→ **YOUR TASK**
Without the pictures, set down every line of the data exactly.

→ **DATASET EXCERPT**
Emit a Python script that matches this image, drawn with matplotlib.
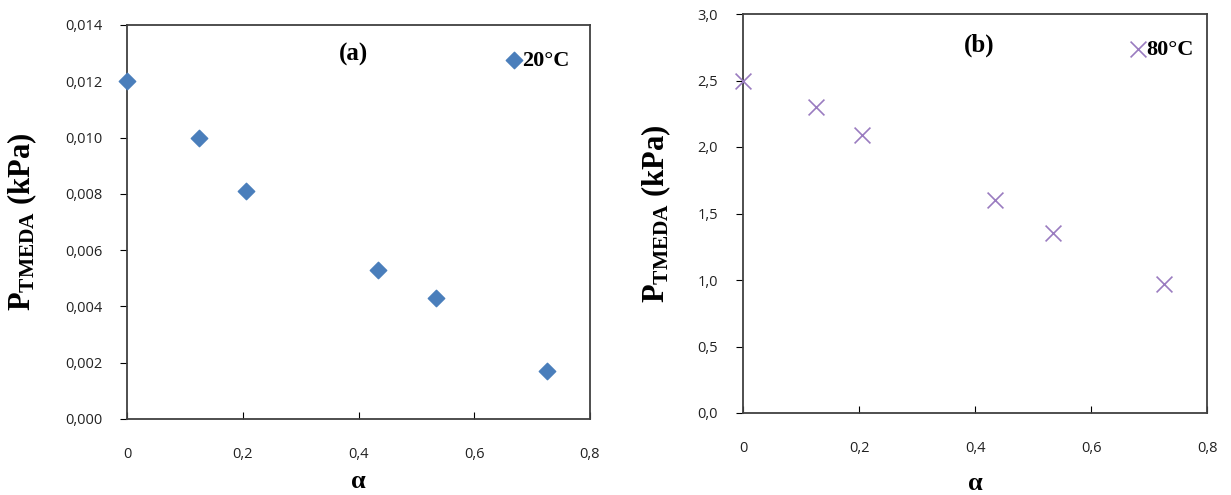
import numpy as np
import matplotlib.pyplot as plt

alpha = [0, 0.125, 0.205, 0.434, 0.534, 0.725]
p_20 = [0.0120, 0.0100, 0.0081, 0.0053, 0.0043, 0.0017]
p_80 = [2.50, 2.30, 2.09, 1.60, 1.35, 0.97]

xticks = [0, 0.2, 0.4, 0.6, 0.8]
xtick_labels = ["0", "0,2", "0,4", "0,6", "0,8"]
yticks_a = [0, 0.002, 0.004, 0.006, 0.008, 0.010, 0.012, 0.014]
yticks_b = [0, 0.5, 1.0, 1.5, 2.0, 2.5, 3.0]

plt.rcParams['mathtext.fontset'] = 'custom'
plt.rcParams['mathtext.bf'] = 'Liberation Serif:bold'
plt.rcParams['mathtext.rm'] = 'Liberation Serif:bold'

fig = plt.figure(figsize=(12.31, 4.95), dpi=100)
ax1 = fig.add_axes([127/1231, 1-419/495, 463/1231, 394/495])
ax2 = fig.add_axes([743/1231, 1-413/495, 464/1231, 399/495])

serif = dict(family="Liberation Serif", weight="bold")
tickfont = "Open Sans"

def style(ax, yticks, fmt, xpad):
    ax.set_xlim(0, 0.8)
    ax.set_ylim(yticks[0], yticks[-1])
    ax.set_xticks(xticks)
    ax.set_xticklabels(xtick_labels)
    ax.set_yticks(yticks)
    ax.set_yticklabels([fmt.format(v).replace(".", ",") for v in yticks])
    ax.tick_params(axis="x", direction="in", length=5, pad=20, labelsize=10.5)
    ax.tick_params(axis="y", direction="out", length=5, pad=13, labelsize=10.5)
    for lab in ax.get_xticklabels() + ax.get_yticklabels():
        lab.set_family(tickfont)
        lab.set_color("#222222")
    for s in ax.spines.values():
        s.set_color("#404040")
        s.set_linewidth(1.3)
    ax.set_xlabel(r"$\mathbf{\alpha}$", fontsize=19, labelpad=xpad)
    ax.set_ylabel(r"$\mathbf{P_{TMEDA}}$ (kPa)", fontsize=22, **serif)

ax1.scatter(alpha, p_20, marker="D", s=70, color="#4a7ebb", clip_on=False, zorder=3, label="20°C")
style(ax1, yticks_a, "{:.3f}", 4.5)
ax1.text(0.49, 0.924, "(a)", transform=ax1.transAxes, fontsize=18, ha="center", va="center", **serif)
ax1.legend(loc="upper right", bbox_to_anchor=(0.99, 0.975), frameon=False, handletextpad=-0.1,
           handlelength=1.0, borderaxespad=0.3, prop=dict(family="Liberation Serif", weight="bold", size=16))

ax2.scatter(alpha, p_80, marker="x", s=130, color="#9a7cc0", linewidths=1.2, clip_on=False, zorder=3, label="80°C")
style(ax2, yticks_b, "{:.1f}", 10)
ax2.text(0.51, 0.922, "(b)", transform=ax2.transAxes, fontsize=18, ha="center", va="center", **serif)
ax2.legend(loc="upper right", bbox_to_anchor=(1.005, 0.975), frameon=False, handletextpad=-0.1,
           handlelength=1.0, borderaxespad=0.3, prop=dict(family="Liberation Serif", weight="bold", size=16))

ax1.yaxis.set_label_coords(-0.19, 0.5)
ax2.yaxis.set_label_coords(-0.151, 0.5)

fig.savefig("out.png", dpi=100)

→ **ANSWER TO THE TASK**
Emit a Python script that matches this image, drawn with matplotlib.
import numpy as np
import matplotlib.pyplot as plt

alpha = [0, 0.125, 0.205, 0.434, 0.534, 0.725]
p_20 = [0.0120, 0.0100, 0.0081, 0.0053, 0.0043, 0.0017]
p_80 = [2.50, 2.30, 2.09, 1.60, 1.35, 0.97]

xticks = [0, 0.2, 0.4, 0.6, 0.8]
xtick_labels = ["0", "0,2", "0,4", "0,6", "0,8"]
yticks_a = [0, 0.002, 0.004, 0.006, 0.008, 0.010, 0.012, 0.014]
yticks_b = [0, 0.5, 1.0, 1.5, 2.0, 2.5, 3.0]

plt.rcParams['mathtext.fontset'] = 'custom'
plt.rcParams['mathtext.bf'] = 'Liberation Serif:bold'
plt.rcParams['mathtext.rm'] = 'Liberation Serif:bold'

fig = plt.figure(figsize=(12.31, 4.95), dpi=100)
ax1 = fig.add_axes([127/1231, 1-419/495, 463/1231, 394/495])
ax2 = fig.add_axes([743/1231, 1-413/495, 464/1231, 399/495])

serif = dict(family="Liberation Serif", weight="bold")
tickfont = "Open Sans"

def style(ax, yticks, fmt, xpad):
    ax.set_xlim(0, 0.8)
    ax.set_ylim(yticks[0], yticks[-1])
    ax.set_xticks(xticks)
    ax.set_xticklabels(xtick_labels)
    ax.set_yticks(yticks)
    ax.set_yticklabels([fmt.format(v).replace(".", ",") for v in yticks])
    ax.tick_params(axis="x", direction="in", length=5, pad=20, labelsize=10.5)
    ax.tick_params(axis="y", direction="out", length=5, pad=13, labelsize=10.5)
    for lab in ax.get_xticklabels() + ax.get_yticklabels():
        lab.set_family(tickfont)
        lab.set_color("#222222")
    for s in ax.spines.values():
        s.set_color("#404040")
        s.set_linewidth(1.3)
    ax.set_xlabel(r"$\mathbf{\alpha}$", fontsize=19, labelpad=xpad)
    ax.set_ylabel(r"$\mathbf{P_{TMEDA}}$ (kPa)", fontsize=22, **serif)

ax1.scatter(alpha, p_20, marker="D", s=70, color="#4a7ebb", clip_on=False, zorder=3, label="20°C")
style(ax1, yticks_a, "{:.3f}", 4.5)
ax1.text(0.49, 0.924, "(a)", transform=ax1.transAxes, fontsize=18, ha="center", va="center", **serif)
ax1.legend(loc="upper right", bbox_to_anchor=(0.99, 0.975), frameon=False, handletextpad=-0.1,
           handlelength=1.0, borderaxespad=0.3, prop=dict(family="Liberation Serif", weight="bold", size=16))

ax2.scatter(alpha, p_80, marker="x", s=130, color="#9a7cc0", linewidths=1.2, clip_on=False, zorder=3, label="80°C")
style(ax2, yticks_b, "{:.1f}", 10)
ax2.text(0.51, 0.922, "(b)", transform=ax2.transAxes, fontsize=18, ha="center", va="center", **serif)
ax2.legend(loc="upper right", bbox_to_anchor=(1.005, 0.975), frameon=False, handletextpad=-0.1,
           handlelength=1.0, borderaxespad=0.3, prop=dict(family="Liberation Serif", weight="bold", size=16))

ax1.yaxis.set_label_coords(-0.19, 0.5)
ax2.yaxis.set_label_coords(-0.151, 0.5)

fig.savefig("out.png", dpi=100)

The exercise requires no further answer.